TARI estate: Delivering on its promise of progress in Tarlac
With just over a year since its launch, TARI is attracting locators, including global brands
Coca-Cola Europacific Aboitiz Philippines Tarlac plant broke ground last September 2025 on its new 42-hectare, state-of-the-art manufacturing hub within TARI Estate.
The 384-hectare Tarlac Agro-Industrial Growth Corridor (TARI) Estate is steadily realizing its vision of progress with major milestones and global investments. In just over a year, TARI Estate has attracted multiple locators occupying more than 60 hectares, led by two global manufacturing giants—Coca-Cola Europacific Aboitiz Philippines (CCEAP) and Ajinomoto Philippines Corporation (APC).
CCEAP is the official bottling partner and distributor of Coca-Cola products in the Philippines and is currently building a state-of-the-art 42-hectare manufacturing facility at TARI Estate. This project is considered to be among the largest Coca-Cola investments globally and a major milestone for Central Luzon’s industrial growth.
Underlining Tarlac as a manufacturing and logistics hub, the plant is expected to create hundreds of jobs and strengthen local supply chains across Central Luzon, emerging as the next industrial frontier.
“Coca-Cola’s decision to establish one of its largest manufacturing plants here underscores both the strategic importance of Tarlac and the strength of our vision for this region. As a foundational anchor, Coca-Cola sets the stage for complementary industries to grow, deepens supply chains, and creates thousands of jobs—stimulating economic activity well beyond the estate,” Monica Lorenzana Trajano, vice president and head of Commercial Strategy.

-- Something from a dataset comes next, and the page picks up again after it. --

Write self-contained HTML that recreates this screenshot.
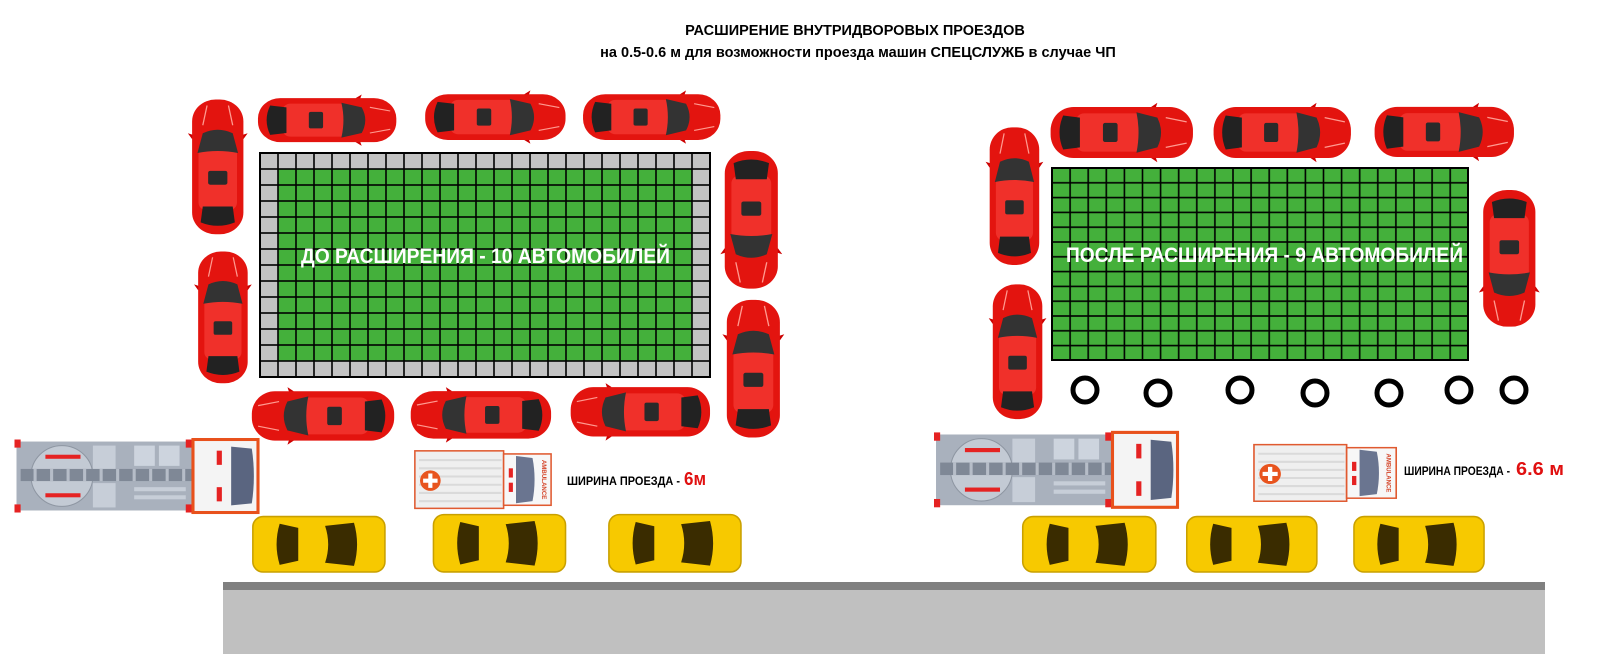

Global brand Ajinomoto Philippines Corporation is also building a ₱9.1-billion, 16-hectare factory, its largest in the Philippines to date, within TARI Estate. The facility will produce flagship products, with construction scheduled to begin in May 2026 and operations set to start by April 2028.
Ajinomoto Philippines Corporation secured a 16-hectare industrial parcel at TARI Estate last August.
Ajinomoto’s new factory will integrate automation, digital transformation, and sustainable production to improve productivity, logistics, and environmental efficiency. The facility also aims to achieve net-zero greenhouse gas emissions, reflecting the company’s commitment to “Eat Well, Live Well” through innovation and shared value creation.
“The transformation unfolding in Tarlac today is proof that we deliver on our commitments—real progress you can see on the ground,” Trajano added. “With TARI Estate, we are building more than an industrial park; we are shaping an integrated ecosystem designed for sustainable industry and inclusive growth.”
Launched in May 2024, the estate in Central Luzon has achieved 90 percent completion of Phase 1 site development, with build-ready lots now available for incoming locators.
Located at the intersection of TPLEX, CLLEX, and SCTEX, TARI Estate offers connectivity across Luzon—linking Metro Manila, Subic, and Clark with major northern provinces. Backed by the Aboitiz Group’s ecosystem of solutions—covering power, water, construction, telecommunications, and banking—the estate ensures businesses have reliable infrastructure and end-to-end support.
As the newest addition to the Aboitiz Economic Estates portfolio, TARI Estate complements the success of LIMA Estate in Batangas, and West Cebu Estate and MEZ2 Estate in Cebu. Together, they represent Aboitiz Economic Estates’ next-generation economic centers—smart, sustainable, and future-ready developments that empower industries, create jobs, and drive national progress.